Mendy decided to enter the arba’ah minim (Four Species) business. He did not have much experience with esrogim and lulavim, so he decided to start simple, with 100 closed sets.
He contacted a wholesaler, who sold whole sets in pre-sorted, closed packages.
“How much is each set when I buy 100 mehudar sets?” Mendy asked the wholesaler.
“We have a number of purchase options,” replied the wholesaler. “It depends what arrangement you want.”
“What are the options?” asked Mendy.
“If you buy 100 sets and pay up front,” replied the wholesaler, “the price is $40 per set. However, if you plan to pay only after Sukkos, there’s an extra $2 surcharge, $42 per set.”
“Do you have a consignment option?” asked Mendy. “I’m just starting, and don’t know how much I will succeed in selling.”
“We have a consignment option in which you pay after Sukkos only for the sets that you sell,” replied the wholesaler. “That option costs $55 for each set that you sell.”
“Give me a day to consider,” said Mendy. “Be’H, I’ll get back to you tomorrow.”
The first option was clearly the cheapest, but Mendy didn’t have the $4,000 readily available and didn’t know how much he would sell. He considered the other two options and consulted with his chavrusa, who had some experience selling arba’ah minim.
“Personally, I would go for the simplest option,” said the chavrusa, “but you’re just starting. I’m concerned, though, that there may ribbis with the other options, since you’re paying extra for delayed payment.”
“I didn’t think of that,” acknowledged Mendy. “I’ll check it out!”
Mendy called Rabbi Dayan and asked:
“Is there a ribbis problem with the other options?”
“In principle, when purchasing items, payment is due when taking title or possession of the item,” replied Rabbi Dayan. “Therefore, the immediate payment price is usually viewed halachically as the true price. Charging a higher price for payment later or in installments, presents a problem of ribbis, since this is tantamount to a ‘loan’ (credit) to the buyer” (Y.D 173:1).
“Thus, the ‘true’ wholesale price for the sets is $40. The second arrangement, whereby the cost for payment after Sukkos is two dollars higher, is ribbis d’Rabbanan and not allowed (see also Bris Yehuda 22:8).
“Nonetheless, the third arrangement, sale on consignment, is allowed. This is certainly true in the case of ‘true’ consignment, in which case the retailer never takes legal title to the merchandise. He serves as the seller on behalf of the wholesaler, who retains liability for the merchandise, and title transfers directly from the wholesaler to the customer. There is clearly no ribbis in this arrangement, since the retailer doesn’t buy the merchandise and doesn’t owe any money to the wholesaler. The retailer simply transfers the wholesaler’s selling price to the wholesaler, retaining any additional amount that he charges the customer as his own profit (Y.D. 173:14).
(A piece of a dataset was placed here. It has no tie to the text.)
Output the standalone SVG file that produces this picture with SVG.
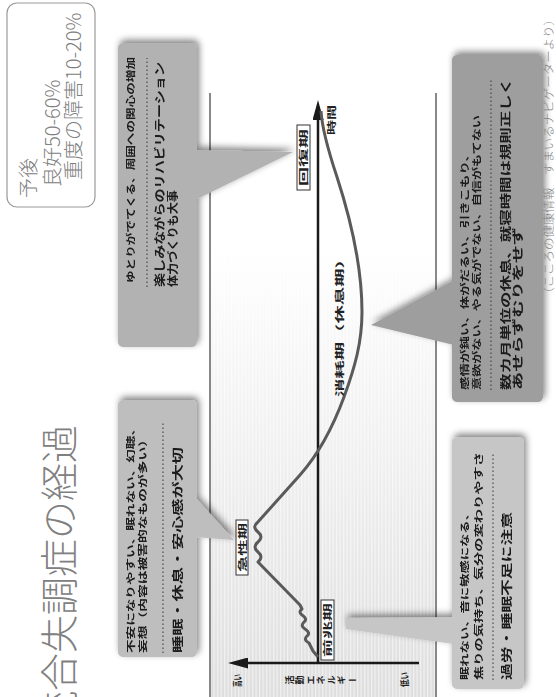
<svg xmlns="http://www.w3.org/2000/svg" width="556" height="697" viewBox="0 0 556 697">
<defs>
<style>
.jp{font-family:"Noto Sans CJK JP","Noto Sans CJK SC",sans-serif}
.bx text{font-family:"Noto Sans CJK JP","Noto Sans CJK SC",sans-serif;font-weight:bold;fill:#1a1a1a}
.s{font-size:9px}
.l{font-size:11.5px}
.dot{stroke:#333;stroke-width:1.2;stroke-dasharray:1.5 2.5;fill:none}
.lbl{font-family:"Noto Sans CJK JP",sans-serif;font-weight:bold;font-size:9px;fill:#222}
.lbox{fill:#fff;stroke:#333;stroke-width:1}
.gray{font-family:"Noto Sans CJK JP","Noto Sans CJK SC",sans-serif;fill:#808080;font-weight:300}
.axis{stroke:#1a1a1a;stroke-width:2.5;fill:none}
.rail{stroke:#888;stroke-width:2;fill:none}
</style>
<filter id="sh" x="-15%" y="-15%" width="140%" height="140%">
<feGaussianBlur in="SourceAlpha" stdDeviation="3.5"/>
<feOffset dx="3" dy="2"/>
<feComponentTransfer><feFuncA type="linear" slope="0.5"/></feComponentTransfer>
<feMerge><feMergeNode/><feMergeNode in="SourceGraphic"/></feMerge>
</filter>
<linearGradient id="bg" x1="0" y1="0" x2="1" y2="0">
<stop offset="0" stop-color="#dedede"/>
<stop offset="0.75" stop-color="#ffffff"/>
</linearGradient>
<pattern id="stripe" patternUnits="userSpaceOnUse" width="20" height="3.5">
<rect x="0" y="0" width="20" height="1.2" fill="#ffffff" fill-opacity="0.55"/>
</pattern>
<marker id="ah" markerUnits="userSpaceOnUse" markerWidth="20" markerHeight="11" refX="10" refY="5.5" orient="auto">
<path d="M0,0 L20,5.5 L0,11 z" fill="#1a1a1a"/>
</marker>
</defs>
<rect width="556" height="697" fill="#fff"/>
<g transform="translate(0,697) rotate(-90)">
  <g id="chart-bg">
    <rect x="0" y="210" width="604" height="226" fill="url(#bg)"/>
    <rect x="0" y="210" width="604" height="226" fill="url(#stripe)"/>
    <line class="rail" x1="0" y1="210" x2="604" y2="210"/>
    <line class="rail" x1="0" y1="436" x2="604" y2="436"/>
  </g>
  <g id="title">
    <text class="gray" x="272" y="73" font-size="38" text-anchor="end" fill="#888">統合失調症の経過</text>
  </g>
  <g id="prognosis">
    <rect x="490" y="7" width="204" height="88" rx="10" fill="#fff" stroke="#999" stroke-width="1.2"/>
    <text class="gray" x="499" y="36" font-size="20">予後</text>
    <text class="gray" x="510" y="60" font-size="20">良好50-60%</text>
    <text class="gray" x="517" y="81" font-size="20">重度の障害10-20%</text>
  </g>
  <g id="connectors">
    <line class="axis" x1="34" y1="318" x2="587" y2="318" marker-end="url(#ah)"/>
    <line class="axis" x1="34" y1="419" x2="34" y2="238" marker-end="url(#ah)"/>
    <path d="M40,318 L46,313 L54,309 Q57,303 61,307 Q64,311 68,305 Q71,300 75,304 Q78,308 82,302 Q85,298 88,302 L92,300 L135,258 Q140,264 145,258 Q150,252 155,258 Q160,264 165,258 Q170,252 174,257 L222,300 C240,316 262,330 300,344 C330,355 355,362 385,362 C430,362 480,350 520,337 C550,327 570,322 586,321" fill="none" stroke="#5a5a5a" stroke-width="3" stroke-linejoin="round"/>
  </g>
  <g id="axis-labels">
    <text class="lbl" x="10" y="241" font-size="8" textLength="13" lengthAdjust="spacingAndGlyphs">高い</text>
    <text class="lbl" x="10" y="408" font-size="8" textLength="15" lengthAdjust="spacingAndGlyphs">低い</text>
    <text class="lbl" x="17" y="285" font-size="10" style="writing-mode:vertical-rl" textLength="72" lengthAdjust="spacing">活動エネルギー</text>
    <text class="lbl" x="562" y="335" font-size="8" textLength="30" lengthAdjust="spacingAndGlyphs">時間</text>
  </g>
  <g id="phase-zenchoki">
    <rect class="lbox" x="37" y="321" width="60" height="13"/>
    <text class="lbl" x="67" y="331" text-anchor="middle" textLength="54" lengthAdjust="spacingAndGlyphs">前兆期</text>
  </g>
  <g id="phase-kyuseiki">
    <rect class="lbox" x="122" y="236" width="55" height="12"/>
    <text class="lbl" x="149.5" y="245.5" text-anchor="middle" textLength="49" lengthAdjust="spacingAndGlyphs">急性期</text>
  </g>
  <g id="phase-shomoki">
    <text class="lbl" x="300" y="343" font-size="11" textLength="147" lengthAdjust="spacingAndGlyphs">消耗期（休息期）</text>
  </g>
  <g id="phase-kaifukuki">
    <rect class="lbox" x="507" y="297" width="65" height="13"/>
    <text class="lbl" x="539.5" y="307" text-anchor="middle" textLength="57" lengthAdjust="spacingAndGlyphs">回復期</text>
  </g>
  <g id="callout-kaifukuki" class="bx" filter="url(#sh)">
    <polygon points="497,195 547,195 545,293" fill="#b2b2b2"/>
    <rect x="350" y="118" width="304" height="79" rx="5" fill="#b2b2b2"/>
    <text class="s" x="414" y="134" textLength="226" lengthAdjust="spacingAndGlyphs">ゆとりがでてくる、周囲への関心の増加</text>
    <line class="dot" x1="410" y1="147" x2="639" y2="147"/>
    <text class="l" x="410" y="164" textLength="225" lengthAdjust="spacingAndGlyphs">楽しみながらのリハビリテーション</text>
    <text class="l" x="410" y="177" textLength="97" lengthAdjust="spacingAndGlyphs">体力づくりも大事</text>
  </g>
  <g id="callout-kyuseiki" class="bx" filter="url(#sh)">
    <polygon points="160,195 200,195 157,234" fill="#bebebe"/>
    <rect x="40" y="118" width="257" height="79" rx="5" fill="#bebebe"/>
    <text class="s" x="44" y="134" textLength="231" lengthAdjust="spacingAndGlyphs">不安になりやすい、眠れない、幻聴、</text>
    <text class="s" x="44" y="146" textLength="220" lengthAdjust="spacingAndGlyphs">妄想（内容は被害的なものが多い）</text>
    <line class="dot" x1="44" y1="163" x2="275" y2="163"/>
    <text class="l" x="44" y="182" textLength="206" lengthAdjust="spacingAndGlyphs">睡眠・休息・安心感が大切</text>
  </g>
  <g id="callout-shomoki" class="bx" filter="url(#sh)">
    <polygon points="352,454 417,454 372,371" fill="#9e9e9e"/>
    <rect x="295" y="452" width="347" height="91" rx="5" fill="#9e9e9e"/>
    <text class="s" x="307" y="468" textLength="242" lengthAdjust="spacingAndGlyphs">感情が鈍い、体がだるい、引きこもり、</text>
    <text class="s" x="307" y="480" textLength="275" lengthAdjust="spacingAndGlyphs">意欲がない、やる気がでない、自信がもてない</text>
    <line class="dot" x1="307" y1="491" x2="617" y2="491"/>
    <text class="l" x="307" y="510" textLength="312" lengthAdjust="spacingAndGlyphs">数カ月単位の休息、就寝時間は規則正しく</text>
    <text class="l" x="307" y="522" textLength="163" lengthAdjust="spacingAndGlyphs">あせらずむりをせず</text>
  </g>
  <g id="callout-zenchoki" class="bx" filter="url(#sh)">
    <polygon points="53,454 80,454 79,346 68,346" fill="#c6c6c6"/>
    <rect x="8" y="452" width="252" height="72" rx="5" fill="#c6c6c6"/>
    <text class="s" x="17" y="468" textLength="173" lengthAdjust="spacingAndGlyphs">眠れない、音に敏感になる、</text>
    <text class="s" x="17" y="482" textLength="228" lengthAdjust="spacingAndGlyphs">焦りの気持ち、気分の変わりやすさ</text>
    <line class="dot" x1="17" y1="493" x2="245" y2="493"/>
    <text class="l" x="17" y="511" textLength="168" lengthAdjust="spacingAndGlyphs">過労・睡眠不足に注意</text>
  </g>
  <g id="credit">
    <text class="gray" x="397" y="553" font-size="11" fill="#888" textLength="287" lengthAdjust="spacingAndGlyphs">（こころの健康情報　すまいるナビゲーターより）</text>
  </g>
</g>
</svg>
“Moreover, even if the wholesaler offered a different “sale or return” option, whereby title and liability is transferred to the retailer, but he pays after Sukkos only for the sets he sold, it would still seem permissible. This is because here the wholesaler is not merely offering delayed payment at a higher price, but is offering the retailer an option to return the unsold merchandise. Merchandise with an option to return what remains is inherently worth more than merchandise without such an option.
“Thus, the wholesaler is essentially offering the retailer not two payment options,” concluded Rabbi Dayan, “but rather two different purchase options: A standard sale, with no option to return, and a sale with the option to return. Although this second purchase option has built-in credit (payment after Sukkos), it is still allowed, since only one price is offered for this sale option” (see Bris Yehuda 22:5,14).
Verdict: Offering one price for immediate payment and a higher price for sale on credit is not allowed. However, a higher price for consignment or “sale or return” option is allowed, since it is a different kind of sale.